GoogleCloudPlatform / healthcare-data-harmonization

This is an engine that converts data of one structure to another, based on a configuration file which describes how. There is an accompanying syntax to make writing mappings easier and more robust.
https://cloud.google.com/solutions/healthcare-life-sciences
Apache License 2.0
214 stars 66 forks source link

Unable to run example notebook, possible permission issue with https://storage.googleapis.com/storage/v1/b/data-harmonization-sample-data #32

Closed torstees closed 2 years ago

torstees commented 3 years ago

Very possibly user error, but my service account does have the Storage Admin role, yet I'm getting the following error:

Forbidden: 403 GET https://storage.googleapis.com/storage/v1/b/data-harmonization-sample-data?fields=name: does not have storage.buckets.get access to the Google Cloud Storage bucket.

I'm not sure how I can possibly grant my own service rights to some other group's bucket, but, I'm pretty green regarding cloud stuff and may have no idea what the underlying call really is trying to do.

vneilley commented 3 years ago

I believe your service account that you are running the notebook from does not have Google Cloud Storage access. Did you create a service account - as specified under the "running the image instructions" Under IAM tab within GCP you are able to grant access as "cloud storage admin" to the notebook service account? Also - where are you running the notebook? Vertex user-managed notebooks have a different set of permissions: https://cloud.google.com/vertex-ai/docs/workbench/user-managed/iam

torstees commented 3 years ago

So, when I'm inside console for the relevant project and select IAM and then edit the service account, I have two roles: Healthcare HL7v2 Message editor and Storage Admin.

The notebook resides on my desktop running via WSL2 + Docker on windows. Maybe that's the problem?

vneilley commented 3 years ago

Yep! You could move the notebook to reside in the notebooks section of Vertex AI or follow something similar to https://cloudacademy.com/course/building-and-testing-applications-on-google-cloud-platform/emulating-gcp-services-for-local-application-development/

vneilley commented 3 years ago

Make sure you are passing the access token as part of the API call

torstees commented 3 years ago

I'm curious as to why that setup isn't working. I have used service accounts to interact with google's FHIR rest API just fine from my local dev machine via python. But, I don't need access to any of regular storage, though.

torstees commented 3 years ago

Make sure you are passing the access token as part of the API call

I'm not doing anything. I'm just hitting play on the notebook. The docker .env file does point to the json key file via the two vars and they are correctly configured.

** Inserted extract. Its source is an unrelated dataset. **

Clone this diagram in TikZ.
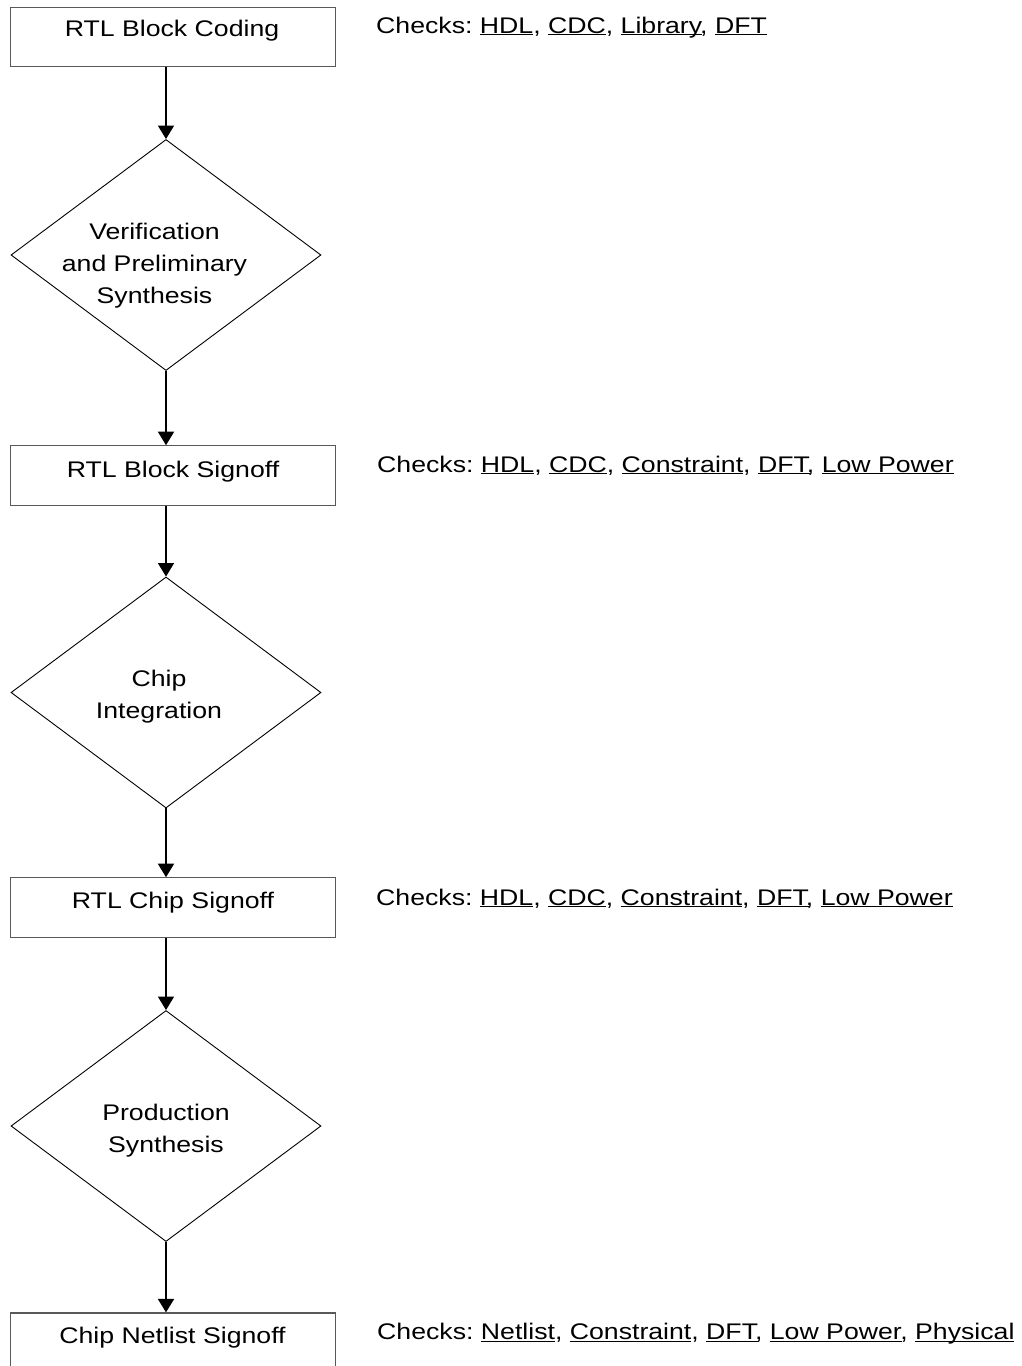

jasonklotzer commented 3 years ago

Double checking that your container is being mapped to the JSON service account credentials properly. Have you defined all the env vars (NOTEBOOK_WORKING_DIR, etc) that are outlined in the compose file? https://github.com/GoogleCloudPlatform/healthcare-data-harmonization/blob/master/docker-compose.yaml#L27

The instructions to define the env vars are here: https://github.com/GoogleCloudPlatform/healthcare-data-harmonization/tree/master/tools/notebook#running-the-image

torstees commented 2 years ago

I'm pretty sure I followed whatever directions were provided by the notebook repo closely, but I may have missed something. In the end, I just figured out whistle with out the notebook's functionality. Took a bit of digging into what sort of magic was going on in the background of some of the notebook example calls, but I learned what I needed. Closing the issue since it doesn't seem to be relevant to anyone.

BusiPlay commented 2 years ago

I am having the same issue - the bucket referenced in the instructions does not appear to be public, nor is it in my project: curl -H "Authorization: Bearer $(gcloud auth print-access-token)" https://storage.googleapis.com/storage/v1/b/data-harmonization-sample-data?fields=name returns access forbidden whether I use my GCP credentials or my service account's

Is the data-harmonization-sample-data bucket restricted? How does one get access to this bucket?